▶ Job
Do not repeat pictures. Repeat exactly the lines of the listing below from its first line through the line with "AX_L, AX_R, AX_T, AX_B = 42, 583, 27, 365".

### Dataset section ###

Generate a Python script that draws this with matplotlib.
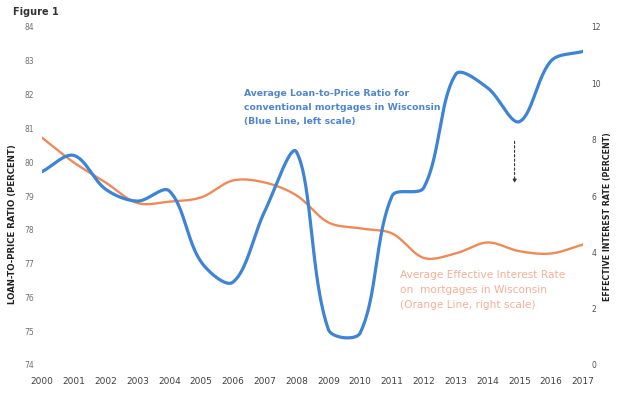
import numpy as np
import matplotlib
matplotlib.use('Agg')
import matplotlib.pyplot as plt

years = list(range(2000, 2018))
loan_to_price = [79.72, 80.2, 79.2, 78.85, 79.15, 77.05, 76.45, 78.55, 80.3,
                 75.05, 74.95, 79.0, 79.25, 82.6, 82.2, 81.2, 83.0, 83.28]
interest_rate = [8.07, 7.19, 6.48, 5.75, 5.8, 5.95, 6.55, 6.48, 6.02,
                 5.06, 4.85, 4.67, 3.8, 3.96, 4.35, 4.04, 3.96, 4.28]
left_ticks = list(range(74, 85))
right_ticks = list(range(0, 13, 2))

W, H = 627, 395
AX_L, AX_R, AX_T, AX_B = 42, 583, 27, 365


def smooth(x, y, ylim, n=40):
    # excel style smoothed line: bezier segments built in pixel space,
    # control arms scaled by neighbouring segment lengths
    sx = (AX_R - AX_L) / (x[-1] - x[0])
    sy = (AX_B - AX_T) / (ylim[1] - ylim[0])
    P = np.column_stack([np.asarray(x, float) * sx, np.asarray(y, float) * sy])
    P = np.vstack([P[0], P, P[-1]])
    t = np.linspace(0, 1, n, endpoint=False)[:, None]
    out = []
    for i in range(1, len(P) - 2):
        p0, p1, p2, p3 = P[i - 1], P[i], P[i + 1], P[i + 2]
        d01 = np.hypot(*(p1 - p0))
        d12 = np.hypot(*(p2 - p1))
        d23 = np.hypot(*(p3 - p2))
        f1 = d12 / (d01 + d12) if d01 + d12 > 0 else 0
        f2 = d12 / (d12 + d23) if d12 + d23 > 0 else 0
        c1 = p1 + (p2 - p0) * f1 / 3
        c2 = p2 - (p3 - p1) * f2 / 3
        b = ((1 - t) ** 3) * p1 + 3 * ((1 - t) ** 2) * t * c1 + 3 * (1 - t) * t ** 2 * c2 + t ** 3 * p2
        out.append(b)
    out.append(P[-2][None, :])
    out = np.vstack(out)
    return out[:, 0] / sx, out[:, 1] / sy


fig = plt.figure(figsize=(W / 100, H / 100), dpi=100)
ax = fig.add_axes([AX_L / W, 1 - AX_B / H, (AX_R - AX_L) / W, (AX_B - AX_T) / H])
ax2 = ax.twinx()

bx, by = smooth(years, loan_to_price, (74, 84))
ox, oy = smooth(years, interest_rate, (0, 12))
ax2.plot(ox, oy, color='#ee8a57', lw=1.7, solid_capstyle='round')
ax.plot(bx, by, color='#3d84d6', lw=2.3, solid_capstyle='round')
ax.set_zorder(ax2.get_zorder() + 1)
ax.patch.set_visible(False)

ax.set_xlim(2000, 2017)
ax.set_ylim(74, 84)
ax2.set_ylim(0, 12)
ax.set_xticks(years)
ax.set_yticks(left_ticks)
ax2.set_yticks(right_ticks)

for a in (ax, ax2):
    for s in a.spines.values():
        s.set_visible(False)
ax.tick_params(axis='y', length=0, pad=6, labelsize=5.5, labelcolor='#707070')
ax.tick_params(axis='x', length=0, pad=9, labelsize=6.5, labelcolor='#404040')
ax2.tick_params(axis='y', length=0, pad=6, labelsize=5.5, labelcolor='#505050')

ax.set_ylabel('LOAN-TO-PRICE RATIO (PERCENT)', fontsize=6.2, fontweight='bold', color='#222222')
ax.yaxis.set_label_coords(-0.046, 0.417)
ax2.set_ylabel('EFFECTIVE INTEREST RATE (PERCENT)', fontsize=5.7, fontweight='bold', color='#222222')
ax2.yaxis.set_label_coords(1.037, 0.44)

fig.text(13 / W, 1 - 12 / H, 'Figure 1', fontsize=7, fontweight='bold', color='#333333', va='center')

ax.text(2006.35, 82.18, 'Average Loan-to-Price Ratio for\nconventional mortgages in Wisconsin\n(Blue Line, left scale)',
        fontsize=6.7, fontweight='bold', color='#4f86cf', va='top', ha='left', linespacing=1.78)
ax2.text(2011.25, 3.36, 'Average Effective Interest Rate\non  mortgages in Wisconsin\n(Orange Line, right scale)',
         fontsize=7.6, color='#f4b095', va='top', ha='left', linespacing=1.62)

ax.annotate('', xy=(2014.85, 79.3), xytext=(2014.85, 80.7),
            arrowprops=dict(arrowstyle='-|>', linestyle=(0, (2, 2)), lw=0.8, color='#333333',
                            mutation_scale=5))

fig.savefig('out.png', dpi=100)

###

▶ Solution to this task
Generate a Python script that draws this with matplotlib.
import numpy as np
import matplotlib
matplotlib.use('Agg')
import matplotlib.pyplot as plt

years = list(range(2000, 2018))
loan_to_price = [79.72, 80.2, 79.2, 78.85, 79.15, 77.05, 76.45, 78.55, 80.3,
                 75.05, 74.95, 79.0, 79.25, 82.6, 82.2, 81.2, 83.0, 83.28]
interest_rate = [8.07, 7.19, 6.48, 5.75, 5.8, 5.95, 6.55, 6.48, 6.02,
                 5.06, 4.85, 4.67, 3.8, 3.96, 4.35, 4.04, 3.96, 4.28]
left_ticks = list(range(74, 85))
right_ticks = list(range(0, 13, 2))

W, H = 627, 395
AX_L, AX_R, AX_T, AX_B = 42, 583, 27, 365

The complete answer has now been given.